Petitioner finally contends that the government was obligated to file a Rule 35 motion for reduction of petitioner's sentence in return for substantial assistance. Petitioner cooperated in a money laundering and RICO investigation of certain individuals in New Jersey and provided information which facilitated the forfeiture of an automobile dealership there. Petitioner made essentially the same substantial assistance argument in an earlier § 2255 petition. As noted by the court in addressing his prior petition, petitioner was obligated in his plea agreement to provide this information and the court's § 5K1.1 departure was based in large part upon his doing so.
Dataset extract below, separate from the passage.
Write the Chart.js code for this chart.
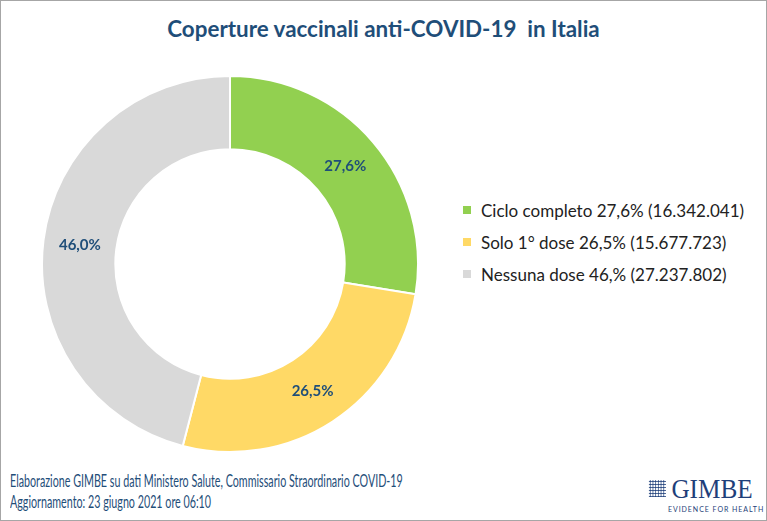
<!DOCTYPE html>
<html>
<head>
<meta charset="utf-8">
<script src="https://cdn.jsdelivr.net/npm/chart.js@4"></script>
<style>
  html, body { margin: 0; padding: 0; background: #fff; }
  body { width: 767px; height: 521px; position: relative; overflow: hidden; font-family: Lato, "Open Sans", sans-serif; }
  #frame { position: absolute; left: 0; top: 0; width: 765px; height: 519px; border: 1px solid #a6a6a6; }
  #title { position: absolute; left: 0; width: 767px; top: 15px; text-align: center; color: #1f4e79; font-weight: bold; font-size: 22.4px; }
  #chartBox { position: absolute; left: 41px; top: 75px; width: 378px; height: 378px; }
  #legend { position: absolute; left: 463px; top: 194px; }
  .item { display: flex; align-items: center; height: 32px; font-size: 17px; color: #222; white-space: nowrap; }
  .sq { width: 8px; height: 8px; margin-right: 10px; }
  #footer { position: absolute; left: 10px; top: 471px; color: #1f4e79; font-size: 16.5px; line-height: 21px;
    white-space: nowrap; transform: scaleX(0.65); transform-origin: left top; }
  #logo { position: absolute; left: 648px; top: 476px; color: #1f3f7a; white-space: nowrap; }
  #logo .name { font-family: "Liberation Serif", serif; font-size: 28px; line-height: 26px; padding-left: 26px; position: relative;
    transform: scaleX(0.9); transform-origin: left top; }
  #logo .icon { position: absolute; left: 1px; top: 4px; width: 19px; height: 17px;
    background-image: radial-gradient(#1f3f7a 45%, transparent 55%); background-size: 3px 3px; }
  #logo .sub { font-size: 7px; letter-spacing: 0.95px; padding-left: 20px; margin-top: 3px; }
</style>
</head>
<body>
<div id="frame"></div>
<div id="title">Coperture vaccinali anti-COVID-19&nbsp; in Italia</div>
<div id="chartBox"><canvas id="donut"></canvas></div>
<div id="legend"></div>
<div id="footer">Elaborazione GIMBE su dati Ministero Salute, Commissario Straordinario COVID-19<br>Aggiornamento: 23 giugno 2021 ore 06:10</div>
<div id="logo"><div class="name"><span class="icon"></span>GIMBE</div><div class="sub">EVIDENCE FOR HEALTH</div></div>
<script>
// Vaccination coverage, Italy, 23 June 2021
const categories = ['Ciclo completo', 'Solo 1° dose', 'Nessuna dose'];
const percentValues = [27.6, 26.5, 46.0];
const sliceLabels = ['27,6%', '26,5%', '46,0%'];
const legendLabels = [
    'Ciclo completo 27,6% (16.342.041)',
    'Solo 1° dose 26,5% (15.677.723)',
    'Nessuna dose 46,% (27.237.802)'
];
const sliceColors = ['#92d050', '#ffd966', '#d9d9d9'];

// legend
const legendEl = document.getElementById('legend');
legendLabels.forEach((txt, i) => {
    const row = document.createElement('div');
    row.className = 'item';
    row.innerHTML = '<span class="sq" style="background:' + sliceColors[i] + '"></span>' + txt;
    legendEl.appendChild(row);
});

// percentage labels in the middle of each slice
const sliceLabelPlugin = {
    id: 'sliceLabels',
    afterDatasetsDraw(chart) {
        const ctx = chart.ctx;
        const meta = chart.getDatasetMeta(0);
        ctx.save();
        ctx.font = 'bold 15px Lato';
        ctx.fillStyle = '#1f4e79';
        ctx.textAlign = 'center';
        ctx.textBaseline = 'middle';
        meta.data.forEach((arc, i) => {
            const p = arc.tooltipPosition();
            ctx.fillText(sliceLabels[i], p.x, p.y);
        });
        ctx.restore();
    }
};

new Chart(document.getElementById('donut'), {
    type: 'doughnut',
    data: {
        labels: categories,
        datasets: [{
            data: percentValues,
            backgroundColor: sliceColors,
            borderColor: '#ffffff',
            borderWidth: 2
        }]
    },
    options: {
        responsive: true,
        maintainAspectRatio: false,
        animation: false,
        cutout: '61%',
        plugins: {
            legend: { display: false },
            tooltip: { enabled: false }
        }
    },
    plugins: [sliceLabelPlugin]
});
</script>
</body>
</html>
Petitioner has specified no further substantive assistance he provided, let alone any which the government could not in good faith have deemed other than "substantial."
ACCORDINGLY, this day of August, 1998, upon consideration of petitioner's Petitioner to Vacate, Set Aside or Correct Sentence Pursuant to 28 U.S.C. § 2255, consistent with the foregoing, IT IS HEREBY ORDERED that said petition is DENIED and the above action is DISMISSED.